#### What is required:
Images are not part of the copy; transcribe all the data exactly.

#### Given data:
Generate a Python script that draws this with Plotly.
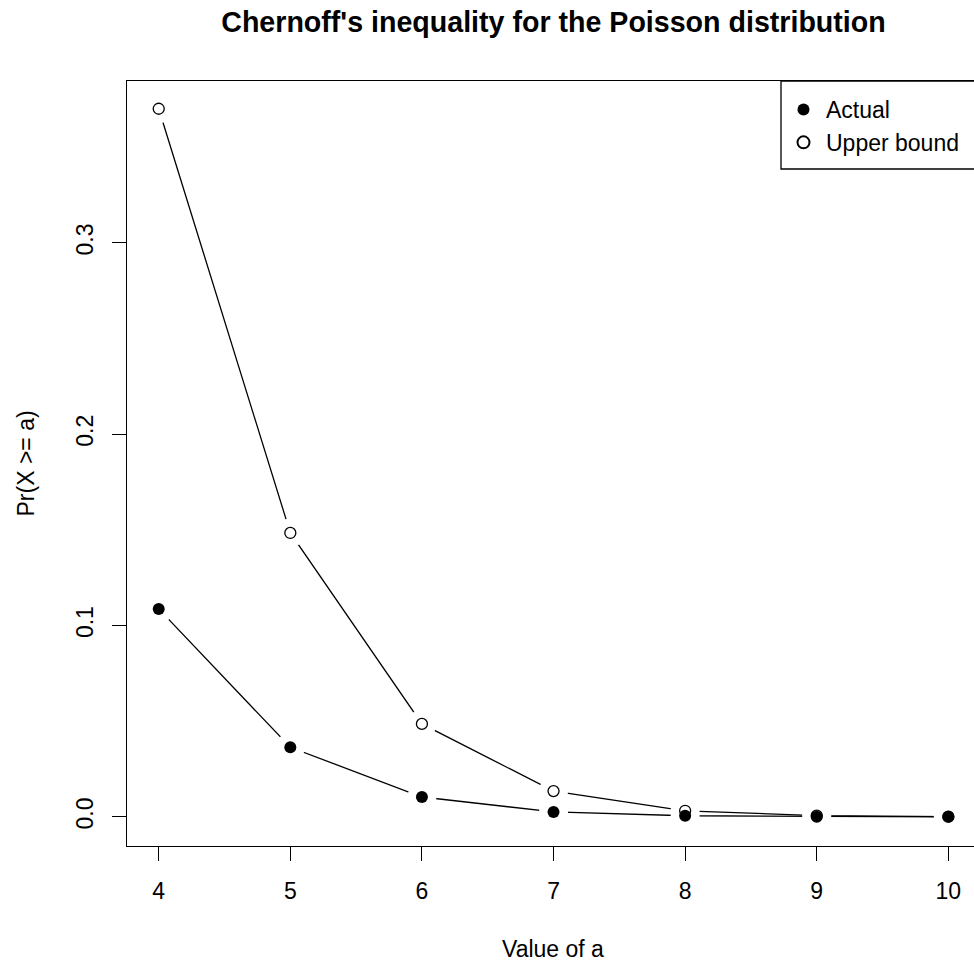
import plotly.graph_objects as go

a_values = [4, 5, 6, 7, 8, 9, 10]
actual = [0.1087, 0.0364, 0.0104, 0.0026, 0.0006, 0.00013, 0.00003]
upper_bound = [0.3701, 0.1484, 0.0486, 0.0135, 0.0032, 0.0007, 0.0001]
y_ticks = [0.0, 0.1, 0.2, 0.3]
y_tick_labels = ["0.0", "0.1", "0.2", "0.3"]
x_ticks = [4, 5, 6, 7, 8, 9, 10]

FONT = "Liberation Sans, Arial, Helvetica, sans-serif"
FS = 23
LW = 1.3

fig = go.Figure()

# upper bound line with gaps (type="b")
fig.add_trace(go.Scatter(x=a_values, y=upper_bound, mode="lines",
                         line=dict(color="black", width=LW), showlegend=False, hoverinfo="skip"))
fig.add_trace(go.Scatter(x=a_values, y=upper_bound, mode="markers",
                         marker=dict(color="white", size=29, line=dict(width=0)),
                         showlegend=False, hoverinfo="skip"))
# actual line with gaps
fig.add_trace(go.Scatter(x=a_values, y=actual, mode="lines",
                         line=dict(color="black", width=LW), showlegend=False, hoverinfo="skip"))
fig.add_trace(go.Scatter(x=a_values, y=actual, mode="markers",
                         marker=dict(color="white", size=29, line=dict(width=0)),
                         showlegend=False, hoverinfo="skip"))
# points
fig.add_trace(go.Scatter(x=a_values, y=actual, mode="markers", name="Actual",
                         marker=dict(color="black", size=12, symbol="circle",
                                     line=dict(width=0))))
fig.add_trace(go.Scatter(x=a_values, y=upper_bound, mode="markers", name="Upper bound",
                         marker=dict(color="black", size=11, symbol="circle-open",
                                     line=dict(width=LW, color="black"))))

W, H = 974, 962
L, R, T, B = 127, 0, 81, 116
plot_w = W - L - R
plot_h = H - T - B

fig.update_layout(
    width=W, height=H,
    margin=dict(l=L, r=R, t=T, b=B, autoexpand=False),
    paper_bgcolor="white", plot_bgcolor="white",
    font=dict(family=FONT, size=FS, color="black"),
    title=dict(text="Chernoff's inequality for the Poisson distribution",
               font=dict(family=FONT, size=28.6, color="black", weight="bold"),
               x=553.5 / W, xref="container", xanchor="center",
               y=1 - 22 / H, yref="container", yanchor="middle"),
    showlegend=True,
    legend=dict(x=(781 - L) / plot_w, y=1 - 7 / plot_h, xanchor="left", yanchor="top",
                bgcolor="rgba(0,0,0,0)", borderwidth=0,
                font=dict(family=FONT, size=FS, color="black"),
                tracegroupgap=0, itemsizing="constant", itemwidth=35),
    xaxis=dict(range=[3.759, 10.195], tickvals=x_ticks, ticktext=[str(v) for v in x_ticks],
               showgrid=False, zeroline=False, showline=True, linecolor="black",
               linewidth=LW, mirror=True, ticks="outside", ticklen=14, tickwidth=LW,
               tickcolor="black", ticklabelstandoff=10, automargin=False,
               tickfont=dict(family=FONT, size=FS, color="black")),
    yaxis=dict(range=[-0.0152, 0.3846], tickvals=y_ticks, ticktext=y_tick_labels,
               showgrid=False, zeroline=False, showline=True, linecolor="black",
               linewidth=LW, mirror=False, ticks="outside", ticklen=14, tickwidth=LW,
               tickcolor="black", tickangle=-90, ticklabelstandoff=10, automargin=False,
               tickfont=dict(family=FONT, size=FS, color="black")),
    shapes=[dict(type="rect", xref="paper", yref="paper",
                 x0=(781 - L) / plot_w, x1=1.05, y0=(H - B - 169) / plot_h, y1=1,
                 line=dict(color="black", width=LW), fillcolor="rgba(0,0,0,0)",
                 layer="above")],
    annotations=[
        dict(text="Value of a", xref="paper", yref="paper",
             x=(553 - L) / plot_w, y=-(949 - (H - B)) / plot_h,
             xanchor="center", yanchor="middle", showarrow=False,
             font=dict(family=FONT, size=FS, color="black")),
        dict(text="Pr(X >= a)", xref="paper", yref="paper",
             x=(25 - L) / plot_w, y=0.5, textangle=-90,
             xanchor="center", yanchor="middle", showarrow=False,
             font=dict(family=FONT, size=FS, color="black")),
    ],
)

fig.write_html("out.html", config={"displayModeBar": False},
               post_script="document.body.style.margin='0';document.body.style.overflow='hidden';")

#### Answer to this exercise:
Generate a Python script that draws this with Plotly.
import plotly.graph_objects as go

a_values = [4, 5, 6, 7, 8, 9, 10]
actual = [0.1087, 0.0364, 0.0104, 0.0026, 0.0006, 0.00013, 0.00003]
upper_bound = [0.3701, 0.1484, 0.0486, 0.0135, 0.0032, 0.0007, 0.0001]
y_ticks = [0.0, 0.1, 0.2, 0.3]
y_tick_labels = ["0.0", "0.1", "0.2", "0.3"]
x_ticks = [4, 5, 6, 7, 8, 9, 10]

FONT = "Liberation Sans, Arial, Helvetica, sans-serif"
FS = 23
LW = 1.3

fig = go.Figure()

# upper bound line with gaps (type="b")
fig.add_trace(go.Scatter(x=a_values, y=upper_bound, mode="lines",
                         line=dict(color="black", width=LW), showlegend=False, hoverinfo="skip"))
fig.add_trace(go.Scatter(x=a_values, y=upper_bound, mode="markers",
                         marker=dict(color="white", size=29, line=dict(width=0)),
                         showlegend=False, hoverinfo="skip"))
# actual line with gaps
fig.add_trace(go.Scatter(x=a_values, y=actual, mode="lines",
                         line=dict(color="black", width=LW), showlegend=False, hoverinfo="skip"))
fig.add_trace(go.Scatter(x=a_values, y=actual, mode="markers",
                         marker=dict(color="white", size=29, line=dict(width=0)),
                         showlegend=False, hoverinfo="skip"))
# points
fig.add_trace(go.Scatter(x=a_values, y=actual, mode="markers", name="Actual",
                         marker=dict(color="black", size=12, symbol="circle",
                                     line=dict(width=0))))
fig.add_trace(go.Scatter(x=a_values, y=upper_bound, mode="markers", name="Upper bound",
                         marker=dict(color="black", size=11, symbol="circle-open",
                                     line=dict(width=LW, color="black"))))

W, H = 974, 962
L, R, T, B = 127, 0, 81, 116
plot_w = W - L - R
plot_h = H - T - B

fig.update_layout(
    width=W, height=H,
    margin=dict(l=L, r=R, t=T, b=B, autoexpand=False),
    paper_bgcolor="white", plot_bgcolor="white",
    font=dict(family=FONT, size=FS, color="black"),
    title=dict(text="Chernoff's inequality for the Poisson distribution",
               font=dict(family=FONT, size=28.6, color="black", weight="bold"),
               x=553.5 / W, xref="container", xanchor="center",
               y=1 - 22 / H, yref="container", yanchor="middle"),
    showlegend=True,
    legend=dict(x=(781 - L) / plot_w, y=1 - 7 / plot_h, xanchor="left", yanchor="top",
                bgcolor="rgba(0,0,0,0)", borderwidth=0,
                font=dict(family=FONT, size=FS, color="black"),
                tracegroupgap=0, itemsizing="constant", itemwidth=35),
    xaxis=dict(range=[3.759, 10.195], tickvals=x_ticks, ticktext=[str(v) for v in x_ticks],
               showgrid=False, zeroline=False, showline=True, linecolor="black",
               linewidth=LW, mirror=True, ticks="outside", ticklen=14, tickwidth=LW,
               tickcolor="black", ticklabelstandoff=10, automargin=False,
               tickfont=dict(family=FONT, size=FS, color="black")),
    yaxis=dict(range=[-0.0152, 0.3846], tickvals=y_ticks, ticktext=y_tick_labels,
               showgrid=False, zeroline=False, showline=True, linecolor="black",
               linewidth=LW, mirror=False, ticks="outside", ticklen=14, tickwidth=LW,
               tickcolor="black", tickangle=-90, ticklabelstandoff=10, automargin=False,
               tickfont=dict(family=FONT, size=FS, color="black")),
    shapes=[dict(type="rect", xref="paper", yref="paper",
                 x0=(781 - L) / plot_w, x1=1.05, y0=(H - B - 169) / plot_h, y1=1,
                 line=dict(color="black", width=LW), fillcolor="rgba(0,0,0,0)",
                 layer="above")],
    annotations=[
        dict(text="Value of a", xref="paper", yref="paper",
             x=(553 - L) / plot_w, y=-(949 - (H - B)) / plot_h,
             xanchor="center", yanchor="middle", showarrow=False,
             font=dict(family=FONT, size=FS, color="black")),
        dict(text="Pr(X >= a)", xref="paper", yref="paper",
             x=(25 - L) / plot_w, y=0.5, textangle=-90,
             xanchor="center", yanchor="middle", showarrow=False,
             font=dict(family=FONT, size=FS, color="black")),
    ],
)

fig.write_html("out.html", config={"displayModeBar": False},
               post_script="document.body.style.margin='0';document.body.style.overflow='hidden';")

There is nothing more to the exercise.